COMMENT: Editorial; The case for spin doctors

So far the Northern Ireland peace talks have consisted of little more than background briefings and staged publicity of the corniest kind. There is good reason for that.

So far the Northern Ireland peace talks have consisted of little more

than background briefings and staged publicity of the corniest kind.

There is good reason for that.



The process of negotiation would become impossible to conduct if every

tentative comment and proposal were piped through the distorted

loudspeakers of the media. It needs quiet meetings away from the

pressure to perform for hard line supporters. (Even though the idea of

Ian Paisley having a quiet meeting with anyone sounds frankly

implausible.)



In the same way, the process of background briefing pejoratively

described as ‘spin’ provides a way of communicating ideas and opinions

without entrenching positions.



This week the Radio 4 Today programme has, with knowing irony, been

charting the decline of deference in British society. Ho ho, indeed. Fat

chance of deference showing its face for the 8.15am interview. No

morning is complete without some minister being forced to dance on the

head of a pin. No wonder MPs have become so deft at talking to the media

while saying very little.



Background briefings allow them to test new policies on the public, or

prepare the ground for bad news. It is a useful, but almost universally

loathed mechanism.



Even former Labour communications director Joy Johnson is crusading

against spin. Spin gets in the way of journalists digging for verifiable

facts and on the record quotes, she argues.

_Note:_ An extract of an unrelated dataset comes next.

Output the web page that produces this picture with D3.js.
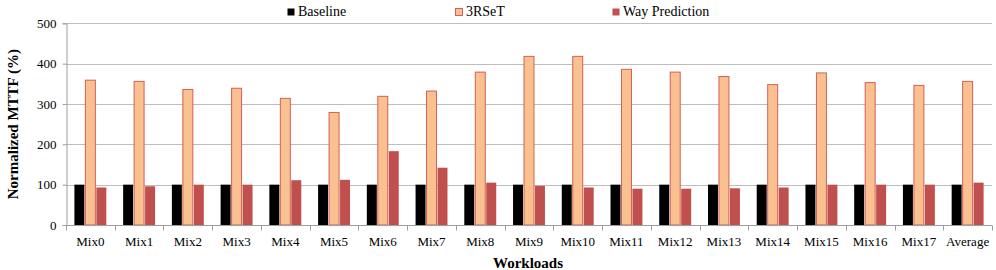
<!DOCTYPE html>
<html lang="en">
<head>
    <meta charset="UTF-8">
    <title>Normalized MTTF</title>
    <script src="https://d3js.org/d3.v7.min.js"></script>
    <style>
        body { margin: 0; background: #fff; }
    </style>
</head>
<body>
    <svg width="996" height="270" id="chart"></svg>

    <script>
        // Data
        const workloads = ["Mix0", "Mix1", "Mix2", "Mix3", "Mix4", "Mix5", "Mix6", "Mix7", "Mix8", "Mix9",
            "Mix10", "Mix11", "Mix12", "Mix13", "Mix14", "Mix15", "Mix16", "Mix17", "Average"];
        const seriesNames = ["Baseline", "3RSeT", "Way Prediction"];
        const baseline = [100, 100, 100, 100, 100, 100, 100, 100, 100, 100, 100, 100, 100, 100, 100, 100, 100, 100, 100];
        const rset = [359, 356, 336, 339, 314, 279, 319, 332, 379, 418, 418, 386, 379, 368, 348, 377, 353, 346, 356];
        const wayPred = [93, 96, 100, 100, 111, 112, 183, 142, 105, 97, 93, 90, 90, 91, 93, 100, 100, 100, 105];
        const yTicks = [0, 100, 200, 300, 400, 500];

        const fills = ["#000000", "#FAC08F", "#C0504D"];
        const strokes = ["#000000", "#D0605A", "#C0504D"];
        const serif = "'Liberation Serif'";

        const svg = d3.select("#chart");
        const plotLeft = 66, plotRight = 992, plotTop = 23.3, plotBottom = 225;

        const x = d3.scaleBand().domain(workloads).range([plotLeft, plotRight]);
        const inner = d3.scaleBand().domain(seriesNames).range([0, x.bandwidth()]).paddingInner(0).paddingOuter(0.72);
        const y = d3.scaleLinear().domain([0, 500]).range([plotBottom, plotTop]);

        // grid lines
        svg.append("g")
            .selectAll("line")
            .data(yTicks.slice(1))
            .join("line")
            .attr("x1", plotLeft).attr("x2", plotRight)
            .attr("y1", d => Math.round(y(d)) + 0.5).attr("y2", d => Math.round(y(d)) + 0.5)
            .attr("stroke", "#BDBDBD");

        // bars
        const table = workloads.map((w, i) => ({ w, vals: [baseline[i], rset[i], wayPred[i]] }));
        const groups = svg.append("g")
            .selectAll("g")
            .data(table)
            .join("g")
            .attr("transform", d => `translate(${x(d.w)},0)`);

        groups.selectAll("rect")
            .data(d => d.vals.map((v, k) => ({ k, v })))
            .join("rect")
            .attr("x", d => inner(seriesNames[d.k]) + 0.5)
            .attr("width", inner.bandwidth() - 1)
            .attr("y", d => y(d.v))
            .attr("height", d => plotBottom - y(d.v))
            .attr("fill", d => fills[d.k])
            .attr("stroke", d => strokes[d.k])
            .attr("stroke-width", d => d.k === 1 ? 1 : 0);

        // y axis
        const yAxis = svg.append("g")
            .attr("transform", `translate(${plotLeft + 0.5},0)`)
            .call(d3.axisLeft(y).tickValues(yTicks).tickSize(4).tickPadding(6));
        yAxis.select(".domain").attr("stroke", "#9E9E9E");
        yAxis.selectAll(".tick line").attr("stroke", "#9E9E9E");
        yAxis.selectAll(".tick text").attr("font-size", 13).attr("fill", "#000")
            .style("font-family", serif);

        // x axis with ticks at category boundaries
        const xAxis = svg.append("g").attr("transform", `translate(0,${plotBottom + 0.5})`);
        xAxis.append("line").attr("x1", plotLeft).attr("x2", plotRight).attr("stroke", "#9E9E9E");
        xAxis.selectAll("line.tk")
            .data(workloads.concat(["end"]))
            .join("line")
            .attr("class", "tk")
            .attr("x1", (d, i) => Math.round(plotLeft + i * x.step()) + 0.5)
            .attr("x2", (d, i) => Math.round(plotLeft + i * x.step()) + 0.5)
            .attr("y1", 0).attr("y2", 5)
            .attr("stroke", "#9E9E9E");
        xAxis.selectAll("text")
            .data(workloads)
            .join("text")
            .attr("x", d => x(d) + x.bandwidth() / 2)
            .attr("y", 20)
            .attr("text-anchor", "middle")
            .attr("font-size", 13)
            .style("font-family", serif)
            .text(d => d);

        // axis titles
        svg.append("text")
            .attr("x", 528).attr("y", 268)
            .attr("text-anchor", "middle")
            .attr("font-size", 15).attr("font-weight", "bold")
            .style("font-family", serif)
            .text("Workloads");
        svg.append("text")
            .attr("transform", `translate(18,${(plotTop + plotBottom) / 2}) rotate(-90)`)
            .attr("text-anchor", "middle")
            .attr("font-size", 15).attr("font-weight", "bold")
            .style("font-family", serif)
            .text("Normalized MTTF (%)");

        // legend
        const legendX = [287, 455, 612];
        const legend = svg.append("g")
            .selectAll("g")
            .data(seriesNames)
            .join("g")
            .attr("transform", (d, i) => `translate(${legendX[i]},0)`);
        legend.append("rect")
            .attr("x", 0.5).attr("y", 8.5)
            .attr("width", 7).attr("height", 7)
            .attr("fill", (d, i) => fills[i])
            .attr("stroke", (d, i) => strokes[i])
            .attr("stroke-width", (d, i) => i === 1 ? 1 : 0);
        legend.append("text")
            .attr("x", 11).attr("y", 16)
            .attr("font-size", 14)
            .style("font-family", serif)
            .text(d => d);
    </script>
</body>
</html>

Why, asks Johnson, do

journalists take it? The answer is because it is bound to consist of

juicier morsels than the meagre official fare. But also because the

briefer speaks with the authority of his master.



Spin may be one-sided, but it is inside information. Without it, and in

the absence of harder facts, journalists might resort to less well

informed sources. In other words the hunger of the media itself

encourages spin. You can’t put the genie back in its box.



Every PR person - and every journalist -knows the value of background

briefings. It is a perfectly proper mechanism for passing on

information, while allowing sources to avoid taking a definitive

position on sensitive matters prematurely.



As always, though, the system is open to abuse. It can also be used for

smearing enemies and spreading misinformation. But there is a built-in

safety valve - the relationship of trust between source and journalist.

You break that by supplying false information at your peril. If your

‘off the record’ briefing could not ultimately be endorsed in public by

your client or boss, you probably shouldn’t give it. For confidential

briefings can also be made very public indeed.